Memories and Mammograms
- Katie Walsh Straight
- Nov 19, 2022
- 4 min read
Updated: Oct 7, 2023

I was playing cars with my brother on the cool slate lining the pathway to our front door when my mom first told me she had breast cancer. I was 6 years old, the second, and markedly less well-kempt, of two redheaded little girls in Ms. Gallagher’s first-grade class at St. John’s Catholic School (Caroline Dumbrowski, wherever you are, I hope those perfect pigtails have served you). What I remember of that moment is daylight, my 42-year-old mom’s slow stride as she approached, her leaning down to speak, and her walking back inside as if she’d just assured us the sky was blue. I don’t remember the moment after, nor anything of the rest of that day or even week.
I don’t remember quite a lot of my mom’s two-year+ nightmarish ride fighting a cancer that was just as determined to win as she was. I remember my class making cards, red, blue, green construction papers folded in half and covered with crayon hearts and every assortment of backward letters, and I remember carrying those cards to her bedside at NIH where she recovered from surgery. I remember my grandmother coming to help care for us, my dad buying a new TV, and the plentitude of lemony Italian ice suddenly stocked in our freezer. I remember my mom losing her thick, shiny red hair and eyelashes, shopping for a wig with my grandmother, then losing that wig to a rogue wave on the beach in Santa Barbara while she was busy playing and making magic in the frigid water with my brother and me. And very clearly, as if just yesterday, I remember lying in my bed each night, over and over again praying that the cancer would not come back and that if it did, it would come for me instead.

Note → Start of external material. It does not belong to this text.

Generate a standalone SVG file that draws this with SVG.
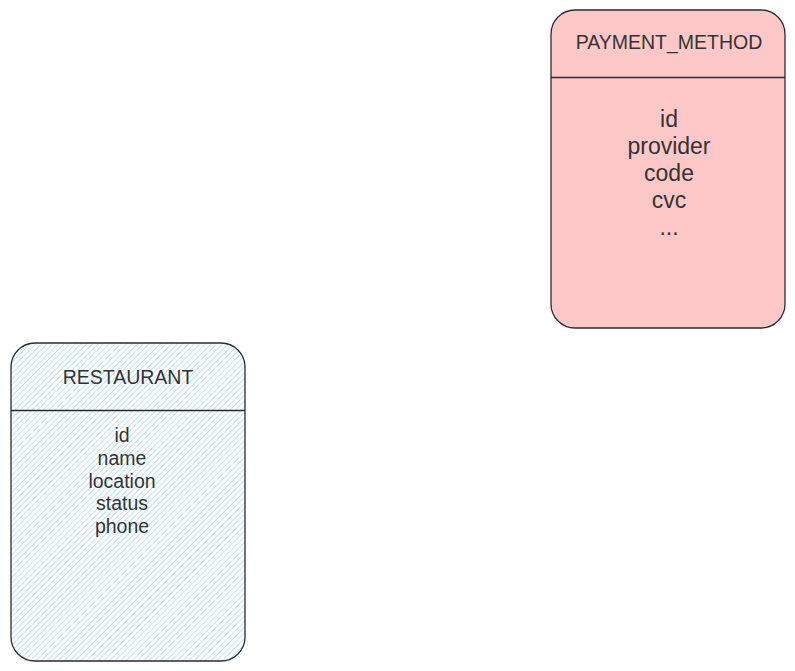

The past few months have been a ride. At 41, I’ve been diligent about annual mammograms since having my boys eight years ago. When your mom had breast cancer so young and you have dense breast tissue, they’re willing to smash and prod you on that awful machine at intervals they wouldn’t normally. And for that, I’ve been quite grateful actually (well, for the data, anyway. The process of trying to get this small-chested lady into a contraption that is entirely 90-degree angles feels like a medieval war crime). But in September, my annual mammogram came back abnormal. They identified a spot close to my muscle tissue below my right breast that hadn’t been there previously. Another mammogram led to a rather long ultrasound which led to a failed attempt at a needle biopsy, and finally, an MRI which continued to light up the trouble spot. As weeks bled into months without any clarity, I began to think through how to talk to my kids about my own surgery, Fiona being just shy of the age I was when my mom broke the news to me. There are a lot of places our minds can and do go in the in-betweens and unknowns. I assure you, I went to most if not all of them.

Finally, this Thursday morning, I underwent a successful MRI-guided biopsy, listening as they drilled three holes into my right breast and plopped the samples into a small plastic vile. I walked into my classroom shortly after to teach one of the hardest classes of my life, still bleeding from the incision and tightly wound in gauze and bandaging hidden below my sweater. (I joked with friends that I felt very much like Gwenyth Paltrow in Shakespeare in Love but was rather disappointed by the utter casting failure wherein my mom was called in to play the role of Joseph Finnes in unbinding me). My students did not know of course, and I would not have ever told them. They were already carrying the grief of the world on their backs and needed, more than anything, a safe place to simply name the pain and hold space for their sorrow. Which is what we did. I’ve never felt more honored to be in a classroom.
My pathology report came back the next day, the ring of my phone breaking loudly into a conversation between my colleagues and me about how to care for students in crisis for the remainder of this semester. I silenced the call but checked the message after my meeting. Very thankfully the results were negative. Benign. Come back in six months. All looks good.
Exhale.
Yes, technically we are still waiting to determine through genetic testing whether any number of genetic markers mean I am at high risk for having breast cancer at some point in my life. And once that data is in, there will no doubt be decisions to be made. Or not. I don’t know what tomorrow will bring, or the next mammogram. But for today, I am grateful. I don’t know why I get the pathology that says benign this time when many who I desperately love have not. I don’t know when we will find a way to stop this awful effing disease from taking so very much from us. I don’t even really know why I share all this except that I know some version of this experience is shared by so many women in our country—current rates show that 13% of women born in the U.S. will develop breast cancer at some time in their lives. (So yes, please get your mammogram. Like really, please.)
But I think I also share to say that it’s all been another very sobering reminder that this moment counts. This one. This singular one, saturated with all the light and sorrow, boredom and longing, unknowns and yet-to-be’s. This moment between what we have lived and what we do not yet see coming. This ordinary moment in this singular day, whatever crazy it offers. Because we only get one of these.